→ PROBLEM STATEMENT:
Copy each line of the records that contains the word "this".

→ DATASET ROWS:

◇ ◇ ◇

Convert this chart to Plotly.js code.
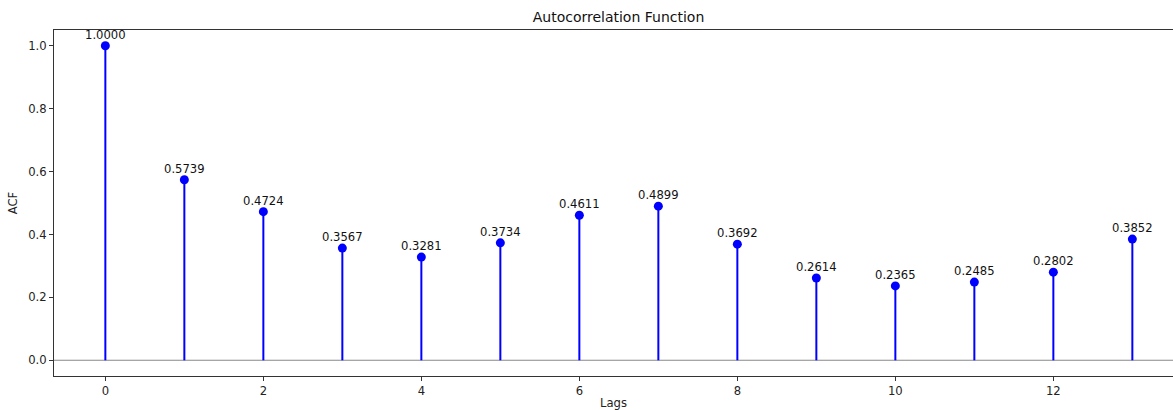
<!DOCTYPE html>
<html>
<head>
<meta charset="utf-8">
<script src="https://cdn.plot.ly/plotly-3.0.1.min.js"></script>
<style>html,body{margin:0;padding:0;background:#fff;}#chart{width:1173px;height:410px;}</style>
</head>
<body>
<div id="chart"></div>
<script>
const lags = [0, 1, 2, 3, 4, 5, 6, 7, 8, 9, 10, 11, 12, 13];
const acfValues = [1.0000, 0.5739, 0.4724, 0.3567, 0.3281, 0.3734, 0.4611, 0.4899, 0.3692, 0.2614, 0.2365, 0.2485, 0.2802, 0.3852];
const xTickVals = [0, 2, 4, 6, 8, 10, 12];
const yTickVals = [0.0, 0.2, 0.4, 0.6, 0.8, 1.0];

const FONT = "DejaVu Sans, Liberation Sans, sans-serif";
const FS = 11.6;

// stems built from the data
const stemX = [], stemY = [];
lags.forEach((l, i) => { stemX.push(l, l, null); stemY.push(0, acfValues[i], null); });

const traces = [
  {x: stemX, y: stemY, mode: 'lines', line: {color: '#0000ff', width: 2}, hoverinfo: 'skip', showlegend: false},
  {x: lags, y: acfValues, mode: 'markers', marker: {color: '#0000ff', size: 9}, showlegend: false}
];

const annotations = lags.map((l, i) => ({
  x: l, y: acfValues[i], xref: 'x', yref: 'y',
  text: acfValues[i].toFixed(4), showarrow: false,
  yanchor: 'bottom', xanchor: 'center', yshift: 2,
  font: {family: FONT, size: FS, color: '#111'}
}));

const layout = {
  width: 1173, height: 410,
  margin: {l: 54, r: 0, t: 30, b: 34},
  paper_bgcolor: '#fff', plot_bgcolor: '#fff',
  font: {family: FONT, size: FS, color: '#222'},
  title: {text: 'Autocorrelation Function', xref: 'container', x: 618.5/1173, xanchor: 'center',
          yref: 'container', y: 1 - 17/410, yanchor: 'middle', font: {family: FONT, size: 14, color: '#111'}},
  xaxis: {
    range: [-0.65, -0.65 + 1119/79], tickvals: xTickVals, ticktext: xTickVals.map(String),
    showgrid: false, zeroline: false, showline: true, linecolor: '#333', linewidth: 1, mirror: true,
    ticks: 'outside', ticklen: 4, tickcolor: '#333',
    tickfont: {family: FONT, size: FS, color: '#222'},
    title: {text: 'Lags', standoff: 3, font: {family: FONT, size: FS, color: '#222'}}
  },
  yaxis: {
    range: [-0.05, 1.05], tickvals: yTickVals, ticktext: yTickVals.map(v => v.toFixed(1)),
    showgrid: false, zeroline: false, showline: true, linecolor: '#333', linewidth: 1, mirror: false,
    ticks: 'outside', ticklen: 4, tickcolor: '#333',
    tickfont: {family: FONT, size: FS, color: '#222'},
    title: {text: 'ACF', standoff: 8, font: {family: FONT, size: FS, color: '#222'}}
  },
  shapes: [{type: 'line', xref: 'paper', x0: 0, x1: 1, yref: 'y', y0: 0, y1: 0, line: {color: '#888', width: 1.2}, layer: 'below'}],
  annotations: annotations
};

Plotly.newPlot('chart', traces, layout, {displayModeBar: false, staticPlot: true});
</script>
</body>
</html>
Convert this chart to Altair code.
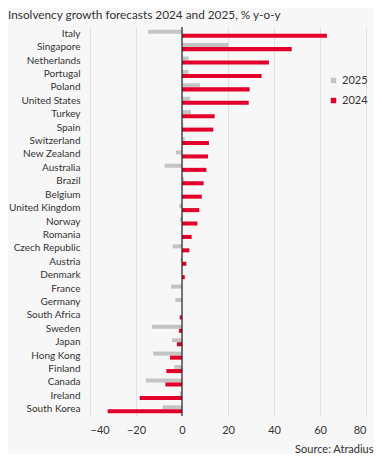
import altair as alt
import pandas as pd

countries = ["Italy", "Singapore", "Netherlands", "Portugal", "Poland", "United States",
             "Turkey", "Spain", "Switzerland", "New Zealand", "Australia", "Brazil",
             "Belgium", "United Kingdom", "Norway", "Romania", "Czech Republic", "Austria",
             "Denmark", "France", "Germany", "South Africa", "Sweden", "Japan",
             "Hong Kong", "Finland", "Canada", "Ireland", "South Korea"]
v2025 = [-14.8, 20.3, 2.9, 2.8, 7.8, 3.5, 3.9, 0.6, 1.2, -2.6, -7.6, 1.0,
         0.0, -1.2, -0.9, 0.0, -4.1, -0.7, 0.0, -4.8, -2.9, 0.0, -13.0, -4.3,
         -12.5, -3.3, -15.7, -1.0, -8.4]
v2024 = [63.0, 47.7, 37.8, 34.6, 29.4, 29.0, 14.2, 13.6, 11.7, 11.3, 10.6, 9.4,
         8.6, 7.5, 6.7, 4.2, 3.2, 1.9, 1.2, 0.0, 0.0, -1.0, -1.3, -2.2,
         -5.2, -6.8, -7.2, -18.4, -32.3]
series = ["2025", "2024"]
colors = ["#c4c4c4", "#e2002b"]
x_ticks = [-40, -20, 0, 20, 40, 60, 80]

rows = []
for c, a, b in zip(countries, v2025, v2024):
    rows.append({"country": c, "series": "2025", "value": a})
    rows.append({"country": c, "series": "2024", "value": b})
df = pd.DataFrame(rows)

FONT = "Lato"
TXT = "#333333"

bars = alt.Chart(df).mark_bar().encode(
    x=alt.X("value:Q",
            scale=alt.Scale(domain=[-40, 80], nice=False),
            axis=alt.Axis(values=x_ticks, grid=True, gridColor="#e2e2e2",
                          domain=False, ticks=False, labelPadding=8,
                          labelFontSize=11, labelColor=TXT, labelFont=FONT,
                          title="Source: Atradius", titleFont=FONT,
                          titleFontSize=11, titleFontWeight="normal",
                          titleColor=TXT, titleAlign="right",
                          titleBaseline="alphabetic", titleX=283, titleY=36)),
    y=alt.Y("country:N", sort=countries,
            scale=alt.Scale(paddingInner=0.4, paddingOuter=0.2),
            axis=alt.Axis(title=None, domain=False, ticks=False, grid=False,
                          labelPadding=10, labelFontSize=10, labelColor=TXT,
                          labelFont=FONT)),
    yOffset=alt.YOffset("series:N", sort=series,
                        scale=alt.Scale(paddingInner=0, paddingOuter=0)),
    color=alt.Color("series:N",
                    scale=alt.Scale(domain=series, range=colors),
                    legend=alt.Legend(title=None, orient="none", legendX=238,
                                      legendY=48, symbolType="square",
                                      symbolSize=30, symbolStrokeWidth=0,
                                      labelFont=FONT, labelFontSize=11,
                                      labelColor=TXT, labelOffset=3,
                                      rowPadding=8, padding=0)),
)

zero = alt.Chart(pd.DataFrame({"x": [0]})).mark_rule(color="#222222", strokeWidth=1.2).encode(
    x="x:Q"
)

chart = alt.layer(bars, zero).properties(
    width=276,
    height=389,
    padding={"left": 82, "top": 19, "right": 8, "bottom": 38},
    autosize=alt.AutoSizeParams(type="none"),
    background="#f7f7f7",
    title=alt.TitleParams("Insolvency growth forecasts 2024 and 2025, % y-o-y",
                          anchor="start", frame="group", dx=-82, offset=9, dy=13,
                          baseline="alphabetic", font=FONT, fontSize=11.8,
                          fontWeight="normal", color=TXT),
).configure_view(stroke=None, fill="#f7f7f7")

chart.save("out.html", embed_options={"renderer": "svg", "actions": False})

◇ ◇ ◇

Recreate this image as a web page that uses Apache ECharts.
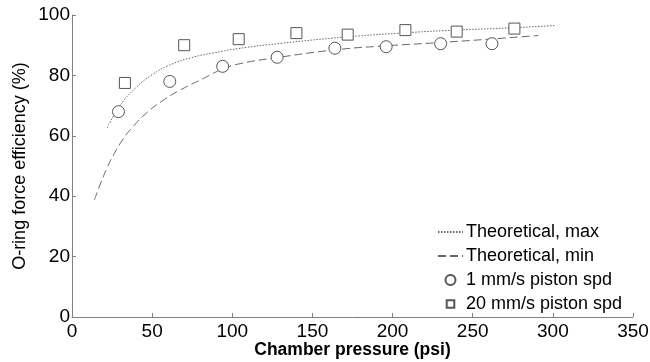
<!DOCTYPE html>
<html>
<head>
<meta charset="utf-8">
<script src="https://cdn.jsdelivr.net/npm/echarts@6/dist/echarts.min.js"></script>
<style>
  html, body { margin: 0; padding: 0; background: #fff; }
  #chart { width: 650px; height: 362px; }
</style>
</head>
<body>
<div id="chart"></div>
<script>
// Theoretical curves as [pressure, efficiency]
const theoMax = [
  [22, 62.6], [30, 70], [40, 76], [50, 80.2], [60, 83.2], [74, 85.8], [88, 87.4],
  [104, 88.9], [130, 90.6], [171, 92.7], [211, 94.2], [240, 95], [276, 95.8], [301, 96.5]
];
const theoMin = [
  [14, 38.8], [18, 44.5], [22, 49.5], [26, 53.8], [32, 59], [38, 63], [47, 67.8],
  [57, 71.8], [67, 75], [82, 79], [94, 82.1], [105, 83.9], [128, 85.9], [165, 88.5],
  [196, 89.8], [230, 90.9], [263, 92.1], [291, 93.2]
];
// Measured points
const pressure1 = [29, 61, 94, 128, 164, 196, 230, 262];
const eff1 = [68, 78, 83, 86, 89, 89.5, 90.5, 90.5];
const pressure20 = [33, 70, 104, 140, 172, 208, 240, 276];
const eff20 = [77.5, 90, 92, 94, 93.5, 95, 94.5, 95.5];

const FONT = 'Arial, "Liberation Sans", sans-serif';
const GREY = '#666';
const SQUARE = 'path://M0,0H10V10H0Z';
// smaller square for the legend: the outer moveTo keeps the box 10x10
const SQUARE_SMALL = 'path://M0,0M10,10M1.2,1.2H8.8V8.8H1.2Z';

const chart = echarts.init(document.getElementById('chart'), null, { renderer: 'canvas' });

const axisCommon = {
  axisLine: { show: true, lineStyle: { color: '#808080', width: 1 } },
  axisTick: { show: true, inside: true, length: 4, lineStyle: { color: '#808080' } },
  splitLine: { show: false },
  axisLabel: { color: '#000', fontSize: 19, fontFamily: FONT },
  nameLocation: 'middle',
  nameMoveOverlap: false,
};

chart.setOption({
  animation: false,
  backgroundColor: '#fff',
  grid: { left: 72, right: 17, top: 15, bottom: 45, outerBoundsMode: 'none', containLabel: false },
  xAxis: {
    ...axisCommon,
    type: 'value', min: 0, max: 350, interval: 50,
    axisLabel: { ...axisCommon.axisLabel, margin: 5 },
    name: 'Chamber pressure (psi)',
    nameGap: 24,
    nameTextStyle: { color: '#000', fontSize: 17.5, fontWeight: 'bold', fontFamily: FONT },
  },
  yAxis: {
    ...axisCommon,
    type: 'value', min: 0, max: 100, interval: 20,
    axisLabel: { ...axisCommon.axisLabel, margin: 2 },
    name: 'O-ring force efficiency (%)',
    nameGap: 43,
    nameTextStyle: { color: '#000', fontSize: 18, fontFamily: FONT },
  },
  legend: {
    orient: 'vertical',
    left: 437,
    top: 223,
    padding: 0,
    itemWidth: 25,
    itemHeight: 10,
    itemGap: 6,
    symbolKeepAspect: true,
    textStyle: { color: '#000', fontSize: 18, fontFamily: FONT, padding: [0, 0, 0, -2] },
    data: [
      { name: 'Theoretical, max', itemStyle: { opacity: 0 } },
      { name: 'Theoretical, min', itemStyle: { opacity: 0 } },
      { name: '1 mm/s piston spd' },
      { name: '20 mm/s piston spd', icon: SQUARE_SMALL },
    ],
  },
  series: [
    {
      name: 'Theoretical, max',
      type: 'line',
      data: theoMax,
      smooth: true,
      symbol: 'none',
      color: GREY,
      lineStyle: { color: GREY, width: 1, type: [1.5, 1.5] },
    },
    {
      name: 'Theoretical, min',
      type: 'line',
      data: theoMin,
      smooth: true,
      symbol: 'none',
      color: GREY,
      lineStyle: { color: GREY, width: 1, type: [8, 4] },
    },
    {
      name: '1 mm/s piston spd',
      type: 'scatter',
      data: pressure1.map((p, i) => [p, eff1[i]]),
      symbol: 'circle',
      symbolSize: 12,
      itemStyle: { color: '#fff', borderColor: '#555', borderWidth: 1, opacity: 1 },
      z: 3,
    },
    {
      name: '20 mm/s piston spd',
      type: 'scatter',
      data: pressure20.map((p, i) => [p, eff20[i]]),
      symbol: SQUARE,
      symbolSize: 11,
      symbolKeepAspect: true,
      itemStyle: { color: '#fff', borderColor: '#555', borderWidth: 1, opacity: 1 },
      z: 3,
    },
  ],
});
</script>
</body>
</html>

◇ ◇ ◇

→ RESULT OF THE TASK:
Convert this chart to Plotly.js code.
Convert this chart to Altair code.
Recreate this image as a web page that uses Apache ECharts.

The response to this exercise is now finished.